Скажу больше. Превосходное по остроумию стихотворение Власа в 4‑м действии теряет в своей силе благодаря тому, что является протестом против впечатления, произведенного стихотворениями Калерии.

В сопоставлении этих двух стихотворений чувствуется искусственное сцепление сцен, натяжка, авторская неискренность.

{366} Стихотворение Власа не может разбить впечатления «снежинок — мертвых цветов». Да в этом нет и никакой надобности.

Словом, это просто сценическая неловкость, которую замаскировать не удается.
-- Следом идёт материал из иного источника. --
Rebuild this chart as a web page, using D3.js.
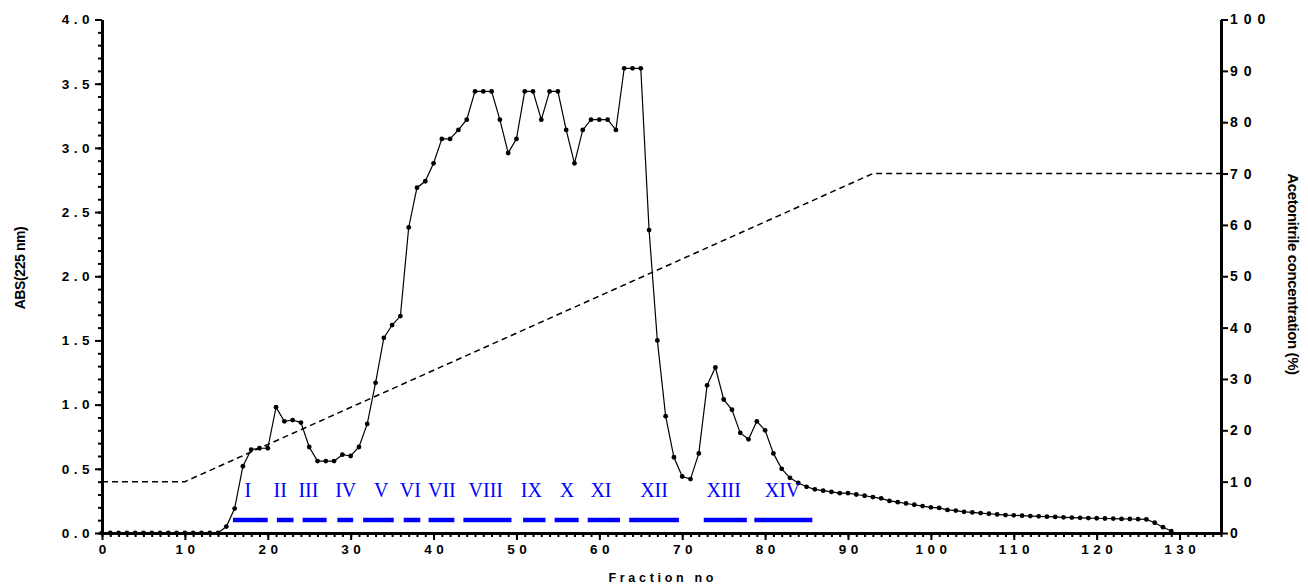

Чернов Влас оказывается несколько ниже замысла автора. Это хорошая фигура, но я совсем не убежден автором, что она головой выше окружающих. Это — славный молодой человек, справедливый в своих отрицаниях, от него веет лучшими качествами лучших босяков, но когда я его сравниваю со всеми другими, то не чувствую за ним права обрызгивать их пеной злобы. И г. Двоеточие относится к нему точь‑в‑точь так, как надо, то есть из Власа может выйти отличный человек, но пока он еще только «бродит». Поэтому, если после первого действия я принял Власа за настоящего человека, то потом я должен был почувствовать себя обманутым. Он тоже только одна из множества фигур большой картины.



Из его острословия мне очень понравился только его турнир с Калерией.

Для того чтобы перейти к дальнейшим лицам, мне надо сначала установить следующую точку зрения.

Полтора года назад, в замечательнейшем драматическом произведении за 25 лет русской литературы, «На дне», автор произнес чудеснейший монолог о том, что надо уважать человека.

У буддистов есть великое и трогательное правило: когда человек умирает, приходить к нему и напоминать о том, что этот умирающий сделал в жизни хорошего. И эти напоминания успокаивают умирающего. И так как буддист верит в то, что чем лучше была его жизнь до смерти, тем легче будут его страдания в жизни после смерти, — то он легче встречает смерть как переход от одной жизни к другой.

В этом правиле, как и в монологе Луки, произнесенном устами Сатина, так много любви к человеку, что она одна способна очищать наши души от всякой скверны. И как буддист дорожит этим любвеобильным правилом своего Готамы[849], так русский зритель дорожил каждым словом своего поэта. И когда Горький читал свою пьесу, он сам проливал слезы от напора {367} любви к людям. И это делало его очень большим человеком, Готамой русского театра.

Что же произошло с тех пор? На кого он так обозлился, что написал пьесу, до такой степени озлобленную, что не может уже быть и речи об «уважай человека»?

Легко понять, что он мог обозлиться на саму жизнь за то, что она посылает людям тяжелые испытания, ненужные никому страдания. Но этого в пьесе не видно. Страдает от вихря жизни только Мария Львовна, и поэтому я так долго и остановился на ее терзаниях. Но автор разрешил это легко и просто, стало быть, не жизнь, как юдоль скорби и печали, взбудоражила его дух. Не Байрона муки за человечество возбудили в Горьком злобу. Стало быть, общество? окружающие автора наблюденные типы?

Кто же это? И что в них возмутило так автора?

Басов? Это такое ничтожество, против которого не стоило тратить Горькому свой талант. Пусть на нем изощряют свои перья драматурги мелкого калибра.

С этой точки зрения и разберем остальных.

Инженер Суслов? Действительно дрянь человек, хотя и достаточно наказываемый за свою дрянность изменой жены и в значительной степени искупающий свою ничтожность страданиями ревности.

Но что же такое его жена, Юлия Филипповна? Как женский образ в художественном произведении это отличная фигура. Все 3‑е действие у нее великолепно — и в сцене женщин вначале и в особенности с револьвером на сене. После стихотворений Калерии и монолога Варвары Михайловны — лучшее в пьесе принадлежит Юлии Филипповне в третьем действии (в остальных она бледна).